By Heidi Stevens
Chicago Tribune.
CHICAGO
My friends have started turning 40. Some of them started years ago and have moved on beautifully to turning 45, 50 and 55.
This group is different. These are the friends I grew up with. These are the friends I graduated with. These are the friends whose 40th birthdays mean my 40th birthday is fast approaching.
My calendar is populated with surprise 40th birthday parties and reminders to compile 40th birthday toasts and prompts to contribute to 40th birthday memory books.
All of which has me taking stock of the knowledge I’ve gleaned from these four decades on Earth. Decades filled with love and loss and leggings, which have come in and out of fashion a half-dozen times since I began dressing myself.
I like to read the various collections of wisdom that make their way around the Internet. “What You Learn in Your 40s,” by author Pamela Druckerman, recently spent several days on The New York Times most-emailed list. I admire the unequivocal advice, delivered from a remove that suggests both worldliness and closure. (From Druckerman: “There are no soul mates.” “Never suggest lunch with people you don’t want to have lunch with.” “Forgive your exes.”)
But I’m always left thinking, I don’t know much.

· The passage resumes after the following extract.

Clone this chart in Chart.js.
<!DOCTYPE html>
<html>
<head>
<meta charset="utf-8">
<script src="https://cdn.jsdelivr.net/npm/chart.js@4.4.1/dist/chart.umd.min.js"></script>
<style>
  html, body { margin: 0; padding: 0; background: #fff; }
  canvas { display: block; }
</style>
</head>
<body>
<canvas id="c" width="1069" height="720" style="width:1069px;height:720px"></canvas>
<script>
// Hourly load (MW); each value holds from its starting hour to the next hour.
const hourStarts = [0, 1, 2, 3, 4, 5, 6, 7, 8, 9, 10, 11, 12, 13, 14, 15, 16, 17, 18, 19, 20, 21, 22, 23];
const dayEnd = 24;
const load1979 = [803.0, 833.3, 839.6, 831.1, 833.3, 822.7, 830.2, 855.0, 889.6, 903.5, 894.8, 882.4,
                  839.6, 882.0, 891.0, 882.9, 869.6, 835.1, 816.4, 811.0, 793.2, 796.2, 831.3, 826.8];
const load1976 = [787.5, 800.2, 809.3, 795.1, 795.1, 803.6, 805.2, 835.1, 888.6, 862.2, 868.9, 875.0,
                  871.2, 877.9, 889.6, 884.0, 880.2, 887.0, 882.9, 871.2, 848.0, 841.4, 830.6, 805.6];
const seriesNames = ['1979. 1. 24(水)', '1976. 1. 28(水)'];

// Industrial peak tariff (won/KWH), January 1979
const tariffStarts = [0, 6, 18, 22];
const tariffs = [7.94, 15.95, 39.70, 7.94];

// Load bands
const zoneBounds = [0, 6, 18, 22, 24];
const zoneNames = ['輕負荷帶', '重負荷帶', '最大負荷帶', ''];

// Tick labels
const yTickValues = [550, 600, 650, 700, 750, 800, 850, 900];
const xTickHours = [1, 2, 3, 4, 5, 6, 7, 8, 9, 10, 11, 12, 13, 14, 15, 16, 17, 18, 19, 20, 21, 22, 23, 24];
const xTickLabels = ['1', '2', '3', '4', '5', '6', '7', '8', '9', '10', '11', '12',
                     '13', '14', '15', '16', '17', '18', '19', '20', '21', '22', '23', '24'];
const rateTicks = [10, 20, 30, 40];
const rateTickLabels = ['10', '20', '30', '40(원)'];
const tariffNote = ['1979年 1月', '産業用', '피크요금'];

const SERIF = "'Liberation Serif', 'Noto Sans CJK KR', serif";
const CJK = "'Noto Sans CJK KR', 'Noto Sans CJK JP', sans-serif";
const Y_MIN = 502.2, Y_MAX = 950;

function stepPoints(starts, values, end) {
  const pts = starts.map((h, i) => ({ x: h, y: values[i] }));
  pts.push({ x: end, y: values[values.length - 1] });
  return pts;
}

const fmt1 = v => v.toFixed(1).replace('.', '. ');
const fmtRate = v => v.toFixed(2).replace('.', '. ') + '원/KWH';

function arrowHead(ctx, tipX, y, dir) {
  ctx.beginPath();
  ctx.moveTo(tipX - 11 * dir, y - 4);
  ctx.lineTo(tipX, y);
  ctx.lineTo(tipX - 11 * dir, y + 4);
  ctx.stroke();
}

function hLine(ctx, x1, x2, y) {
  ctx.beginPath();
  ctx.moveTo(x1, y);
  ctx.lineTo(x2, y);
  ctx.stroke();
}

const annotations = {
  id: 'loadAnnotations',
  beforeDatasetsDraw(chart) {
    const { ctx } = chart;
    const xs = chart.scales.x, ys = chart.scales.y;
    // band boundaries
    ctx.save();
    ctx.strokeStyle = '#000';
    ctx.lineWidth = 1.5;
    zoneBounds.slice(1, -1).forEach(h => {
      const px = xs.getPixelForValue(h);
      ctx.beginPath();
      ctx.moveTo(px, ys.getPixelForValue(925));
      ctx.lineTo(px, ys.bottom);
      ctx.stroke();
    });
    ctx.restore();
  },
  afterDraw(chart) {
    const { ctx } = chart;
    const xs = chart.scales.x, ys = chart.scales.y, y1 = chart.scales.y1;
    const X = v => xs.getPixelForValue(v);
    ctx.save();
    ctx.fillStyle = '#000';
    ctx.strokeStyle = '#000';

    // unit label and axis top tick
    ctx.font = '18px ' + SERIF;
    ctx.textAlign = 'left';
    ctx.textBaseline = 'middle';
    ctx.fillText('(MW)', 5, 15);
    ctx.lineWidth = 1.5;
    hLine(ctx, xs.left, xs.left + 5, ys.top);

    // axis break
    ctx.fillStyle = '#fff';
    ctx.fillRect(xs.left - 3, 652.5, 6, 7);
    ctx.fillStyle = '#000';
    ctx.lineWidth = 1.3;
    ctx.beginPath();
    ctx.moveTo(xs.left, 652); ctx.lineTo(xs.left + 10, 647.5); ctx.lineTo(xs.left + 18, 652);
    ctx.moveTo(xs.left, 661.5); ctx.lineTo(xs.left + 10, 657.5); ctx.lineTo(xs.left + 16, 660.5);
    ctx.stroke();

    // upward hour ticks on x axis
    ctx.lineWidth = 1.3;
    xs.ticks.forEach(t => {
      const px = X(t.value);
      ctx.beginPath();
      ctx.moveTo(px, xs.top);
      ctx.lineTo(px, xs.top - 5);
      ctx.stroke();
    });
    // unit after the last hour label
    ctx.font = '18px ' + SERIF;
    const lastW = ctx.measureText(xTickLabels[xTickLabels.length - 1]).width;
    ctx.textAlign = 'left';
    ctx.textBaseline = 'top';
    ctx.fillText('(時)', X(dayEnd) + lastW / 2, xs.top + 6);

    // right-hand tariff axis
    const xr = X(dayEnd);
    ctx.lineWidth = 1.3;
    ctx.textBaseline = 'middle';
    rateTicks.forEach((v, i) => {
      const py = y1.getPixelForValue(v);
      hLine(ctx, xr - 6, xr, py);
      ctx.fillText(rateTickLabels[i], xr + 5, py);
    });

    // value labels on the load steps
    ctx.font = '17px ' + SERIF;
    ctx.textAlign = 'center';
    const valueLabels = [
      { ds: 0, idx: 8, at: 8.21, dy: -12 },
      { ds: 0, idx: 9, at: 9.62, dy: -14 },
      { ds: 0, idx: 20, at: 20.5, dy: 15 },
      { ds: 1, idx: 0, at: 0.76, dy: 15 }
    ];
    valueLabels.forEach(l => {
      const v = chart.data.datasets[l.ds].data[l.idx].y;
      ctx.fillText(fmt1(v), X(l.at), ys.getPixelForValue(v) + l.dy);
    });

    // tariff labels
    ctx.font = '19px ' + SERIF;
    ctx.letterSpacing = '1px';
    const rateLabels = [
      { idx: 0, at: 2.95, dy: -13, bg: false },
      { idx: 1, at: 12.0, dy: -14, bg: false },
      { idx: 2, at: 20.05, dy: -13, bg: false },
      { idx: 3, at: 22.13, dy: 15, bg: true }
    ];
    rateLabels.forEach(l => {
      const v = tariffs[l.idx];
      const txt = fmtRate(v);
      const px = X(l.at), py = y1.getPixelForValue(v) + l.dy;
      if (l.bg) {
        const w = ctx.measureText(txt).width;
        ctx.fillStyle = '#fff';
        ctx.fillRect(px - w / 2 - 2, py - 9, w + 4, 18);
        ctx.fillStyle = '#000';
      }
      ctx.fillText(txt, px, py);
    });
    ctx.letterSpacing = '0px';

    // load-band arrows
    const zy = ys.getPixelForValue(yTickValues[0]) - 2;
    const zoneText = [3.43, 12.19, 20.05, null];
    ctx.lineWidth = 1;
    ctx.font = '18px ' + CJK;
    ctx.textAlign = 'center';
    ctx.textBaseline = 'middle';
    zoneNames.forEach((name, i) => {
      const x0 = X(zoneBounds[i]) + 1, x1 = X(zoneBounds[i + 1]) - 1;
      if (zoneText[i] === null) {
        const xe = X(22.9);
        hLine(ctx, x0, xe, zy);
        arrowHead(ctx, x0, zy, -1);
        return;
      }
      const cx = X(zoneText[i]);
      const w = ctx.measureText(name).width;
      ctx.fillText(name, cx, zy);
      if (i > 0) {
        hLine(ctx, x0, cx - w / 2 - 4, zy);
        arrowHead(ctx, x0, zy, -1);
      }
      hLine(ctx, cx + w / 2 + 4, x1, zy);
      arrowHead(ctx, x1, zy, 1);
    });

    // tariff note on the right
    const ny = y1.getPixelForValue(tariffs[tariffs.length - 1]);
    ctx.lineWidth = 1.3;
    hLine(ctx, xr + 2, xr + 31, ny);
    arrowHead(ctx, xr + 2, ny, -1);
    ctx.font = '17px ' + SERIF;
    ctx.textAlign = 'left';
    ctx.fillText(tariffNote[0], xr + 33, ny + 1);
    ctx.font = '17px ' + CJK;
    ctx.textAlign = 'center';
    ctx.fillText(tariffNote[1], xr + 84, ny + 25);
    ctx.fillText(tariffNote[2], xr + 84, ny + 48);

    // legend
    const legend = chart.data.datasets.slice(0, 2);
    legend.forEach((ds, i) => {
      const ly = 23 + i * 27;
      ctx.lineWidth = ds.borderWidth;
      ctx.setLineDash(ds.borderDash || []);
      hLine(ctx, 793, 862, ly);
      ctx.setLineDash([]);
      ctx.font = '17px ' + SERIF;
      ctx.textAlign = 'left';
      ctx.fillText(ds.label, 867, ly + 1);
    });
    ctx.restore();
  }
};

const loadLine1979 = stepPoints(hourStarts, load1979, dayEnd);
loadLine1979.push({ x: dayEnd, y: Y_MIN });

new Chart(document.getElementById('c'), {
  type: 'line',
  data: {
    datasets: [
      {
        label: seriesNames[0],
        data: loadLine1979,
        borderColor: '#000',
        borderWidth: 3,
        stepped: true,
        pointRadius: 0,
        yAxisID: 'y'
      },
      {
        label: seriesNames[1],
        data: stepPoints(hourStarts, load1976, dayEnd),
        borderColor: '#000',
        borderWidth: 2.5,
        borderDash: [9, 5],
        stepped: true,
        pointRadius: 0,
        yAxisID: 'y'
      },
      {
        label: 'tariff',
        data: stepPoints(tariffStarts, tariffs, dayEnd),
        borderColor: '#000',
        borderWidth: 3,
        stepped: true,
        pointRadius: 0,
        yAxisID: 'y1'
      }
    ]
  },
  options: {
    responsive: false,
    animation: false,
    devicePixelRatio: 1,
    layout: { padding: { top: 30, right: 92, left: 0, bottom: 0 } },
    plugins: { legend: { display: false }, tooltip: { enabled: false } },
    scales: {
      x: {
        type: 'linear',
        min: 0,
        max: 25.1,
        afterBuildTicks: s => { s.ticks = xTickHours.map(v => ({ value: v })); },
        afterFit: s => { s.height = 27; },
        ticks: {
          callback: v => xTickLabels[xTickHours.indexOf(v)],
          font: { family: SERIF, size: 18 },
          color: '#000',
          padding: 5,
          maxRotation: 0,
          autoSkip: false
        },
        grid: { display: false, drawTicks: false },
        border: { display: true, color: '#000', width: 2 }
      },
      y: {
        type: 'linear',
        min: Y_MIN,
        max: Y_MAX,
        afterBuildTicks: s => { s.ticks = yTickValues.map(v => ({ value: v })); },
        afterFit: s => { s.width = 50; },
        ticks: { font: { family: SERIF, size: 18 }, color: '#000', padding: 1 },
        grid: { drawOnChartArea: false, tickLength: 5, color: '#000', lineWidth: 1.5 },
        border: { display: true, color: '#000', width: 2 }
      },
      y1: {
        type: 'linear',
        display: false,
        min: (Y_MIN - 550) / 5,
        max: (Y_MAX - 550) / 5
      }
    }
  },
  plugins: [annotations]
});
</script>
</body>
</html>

I figure if I make a list of the things I don’t know, maybe I can methodically check off items over the next few years. Maybe I can write that other kind of list, profound insights and sage instructions, by my 50th birthday.
Maybe you’ll read my list and feel inspired to send me a list of things you don’t know. I’d love to read it.

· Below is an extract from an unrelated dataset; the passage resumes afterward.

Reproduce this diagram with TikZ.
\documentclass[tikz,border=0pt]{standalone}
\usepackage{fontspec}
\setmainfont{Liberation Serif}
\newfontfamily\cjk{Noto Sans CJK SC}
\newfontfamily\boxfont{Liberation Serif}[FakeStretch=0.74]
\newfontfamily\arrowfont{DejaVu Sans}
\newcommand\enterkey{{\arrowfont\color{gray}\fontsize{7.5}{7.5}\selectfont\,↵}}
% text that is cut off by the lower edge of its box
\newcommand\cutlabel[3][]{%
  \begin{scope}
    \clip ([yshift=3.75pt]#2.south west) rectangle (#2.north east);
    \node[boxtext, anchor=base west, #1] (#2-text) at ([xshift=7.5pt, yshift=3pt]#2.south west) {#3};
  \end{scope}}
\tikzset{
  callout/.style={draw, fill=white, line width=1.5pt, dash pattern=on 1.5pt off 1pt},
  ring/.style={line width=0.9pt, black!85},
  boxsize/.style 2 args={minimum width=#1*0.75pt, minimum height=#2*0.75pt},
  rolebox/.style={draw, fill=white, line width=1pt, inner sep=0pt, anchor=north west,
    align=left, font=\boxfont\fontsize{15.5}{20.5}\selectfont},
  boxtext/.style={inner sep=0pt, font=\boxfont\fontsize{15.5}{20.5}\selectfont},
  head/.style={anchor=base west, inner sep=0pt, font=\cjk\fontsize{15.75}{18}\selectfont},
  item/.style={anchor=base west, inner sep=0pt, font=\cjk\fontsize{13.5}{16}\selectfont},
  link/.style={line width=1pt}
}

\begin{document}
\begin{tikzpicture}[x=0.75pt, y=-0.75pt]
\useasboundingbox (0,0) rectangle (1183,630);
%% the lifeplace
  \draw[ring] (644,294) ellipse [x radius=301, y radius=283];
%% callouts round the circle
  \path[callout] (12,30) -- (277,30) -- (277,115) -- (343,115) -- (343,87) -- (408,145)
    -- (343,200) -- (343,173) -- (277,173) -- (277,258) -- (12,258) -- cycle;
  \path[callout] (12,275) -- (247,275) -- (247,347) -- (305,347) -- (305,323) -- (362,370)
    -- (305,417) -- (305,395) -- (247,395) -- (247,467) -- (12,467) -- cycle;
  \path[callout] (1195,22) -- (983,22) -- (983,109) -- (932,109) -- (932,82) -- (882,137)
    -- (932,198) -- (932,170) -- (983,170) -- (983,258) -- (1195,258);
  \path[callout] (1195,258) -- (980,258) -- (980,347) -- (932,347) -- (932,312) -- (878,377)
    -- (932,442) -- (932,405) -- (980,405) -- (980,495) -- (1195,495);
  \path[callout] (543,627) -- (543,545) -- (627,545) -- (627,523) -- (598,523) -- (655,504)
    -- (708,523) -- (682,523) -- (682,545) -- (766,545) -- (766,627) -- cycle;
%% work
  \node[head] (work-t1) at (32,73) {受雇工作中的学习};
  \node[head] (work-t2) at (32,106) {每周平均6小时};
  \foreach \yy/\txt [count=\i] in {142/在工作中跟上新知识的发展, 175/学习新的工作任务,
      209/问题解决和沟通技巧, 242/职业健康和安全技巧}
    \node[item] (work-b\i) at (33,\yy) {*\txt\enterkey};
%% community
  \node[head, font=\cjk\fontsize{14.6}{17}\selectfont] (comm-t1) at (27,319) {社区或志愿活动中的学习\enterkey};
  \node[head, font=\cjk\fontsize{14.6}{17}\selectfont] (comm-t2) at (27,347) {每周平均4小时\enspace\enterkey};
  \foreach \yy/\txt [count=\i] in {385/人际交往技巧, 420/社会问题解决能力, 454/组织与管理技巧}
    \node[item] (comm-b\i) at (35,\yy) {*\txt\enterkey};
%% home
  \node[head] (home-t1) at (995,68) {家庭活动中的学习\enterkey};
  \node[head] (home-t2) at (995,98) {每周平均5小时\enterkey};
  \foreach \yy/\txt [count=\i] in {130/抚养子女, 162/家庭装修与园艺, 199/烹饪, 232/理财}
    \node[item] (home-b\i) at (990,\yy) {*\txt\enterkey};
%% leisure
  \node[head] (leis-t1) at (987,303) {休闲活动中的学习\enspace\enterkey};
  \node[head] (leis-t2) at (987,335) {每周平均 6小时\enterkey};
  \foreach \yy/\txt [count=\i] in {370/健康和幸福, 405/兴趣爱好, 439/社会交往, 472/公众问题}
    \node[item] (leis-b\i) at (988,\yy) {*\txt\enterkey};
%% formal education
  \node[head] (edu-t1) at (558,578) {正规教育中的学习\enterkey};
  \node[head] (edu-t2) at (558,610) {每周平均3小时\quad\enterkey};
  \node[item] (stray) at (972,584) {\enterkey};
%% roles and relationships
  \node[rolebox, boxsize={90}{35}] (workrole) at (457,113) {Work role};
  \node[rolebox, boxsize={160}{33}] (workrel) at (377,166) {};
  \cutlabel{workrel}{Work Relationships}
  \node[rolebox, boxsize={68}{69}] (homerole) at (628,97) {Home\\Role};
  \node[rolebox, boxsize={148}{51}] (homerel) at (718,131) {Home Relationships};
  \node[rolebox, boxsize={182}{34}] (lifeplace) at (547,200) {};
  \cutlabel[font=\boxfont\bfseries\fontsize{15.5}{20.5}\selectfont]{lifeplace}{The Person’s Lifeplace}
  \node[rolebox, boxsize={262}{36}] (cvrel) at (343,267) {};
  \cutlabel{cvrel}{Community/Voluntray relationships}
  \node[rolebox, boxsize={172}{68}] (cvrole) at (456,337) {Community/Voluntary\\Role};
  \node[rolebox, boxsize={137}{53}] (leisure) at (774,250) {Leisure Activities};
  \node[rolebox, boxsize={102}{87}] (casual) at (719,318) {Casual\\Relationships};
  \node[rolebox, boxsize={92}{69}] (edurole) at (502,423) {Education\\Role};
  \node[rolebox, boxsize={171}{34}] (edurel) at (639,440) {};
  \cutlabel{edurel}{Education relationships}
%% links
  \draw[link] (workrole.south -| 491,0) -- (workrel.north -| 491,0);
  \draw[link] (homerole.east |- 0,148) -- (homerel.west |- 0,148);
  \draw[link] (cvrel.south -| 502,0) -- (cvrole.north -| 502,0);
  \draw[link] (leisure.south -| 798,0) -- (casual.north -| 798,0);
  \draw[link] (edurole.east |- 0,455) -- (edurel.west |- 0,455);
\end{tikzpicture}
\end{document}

Meanwhile, here is a collection of some, but certainly not all, of the things I don’t know:
How to use Instagram.
When confronted by a bully, whether to remain calm and walk away or give it back as good as they’re giving.
Whether to avoid gluten.
How to keep a reasonably clean house that is also an enjoyable house in which to live, play, eat and host other people’s children and make crafts that involve glitter.
What color to paint my bedroom.
What to tell my kids about God.
How to change a flat tire.
How to French braid.
How to play chess.
How to cook a turkey.
How to get more sleep.
What a Roth IRA is, even though I have one.
Which universally accepted truth I believe: “People change.” Or, “People don’t change.” (I’ve said them both.)
The answers to an astounding number of my kids’ questions. (“How fast do planes fly?” “What’s the difference between a typhoon and a hurricane?” “Are tomatoes a fruit or a vegetable?” “What makes lightning?”)
Lay versus lie.
The proper speed at which to pull a seat belt around a kid so that the seat belt obliges, rather than stubbornly locking upon first yank and steadfastly refusing to budge no matter how many profanities you hurl toward it.
How to talk to my only brother.
How to apply makeup that doesn’t leave my face looking like it belongs on a different neck.
How to speak a single foreign language.
How “Moby-Dick” ends. Or begins, for that matter. Never read it.
What compels me to read, instead, articles like Real Simple’s “A-to-Z Guide to Cleaning Almost Anything,” knowing full well I will never, ever clean my ice-maker.
How to answer, “Mom, why don’t you use your phone voice when you talk to us?”
What to do with kale.
How to make any kind of sense out of the Dow Jones industrial average.
What to talk about in elevators.
Whether allowance is teaching my kids financial literacy or turning them into self-interested layabouts who won’t lift a finger unless they’re paid.
How to spell vacuum. (Have to look it up every time.) Same with rhythm, vicious and khaki.
How to clear my browser’s cookies.
What to make for dinner.
Whether I’m too old to wear leggings.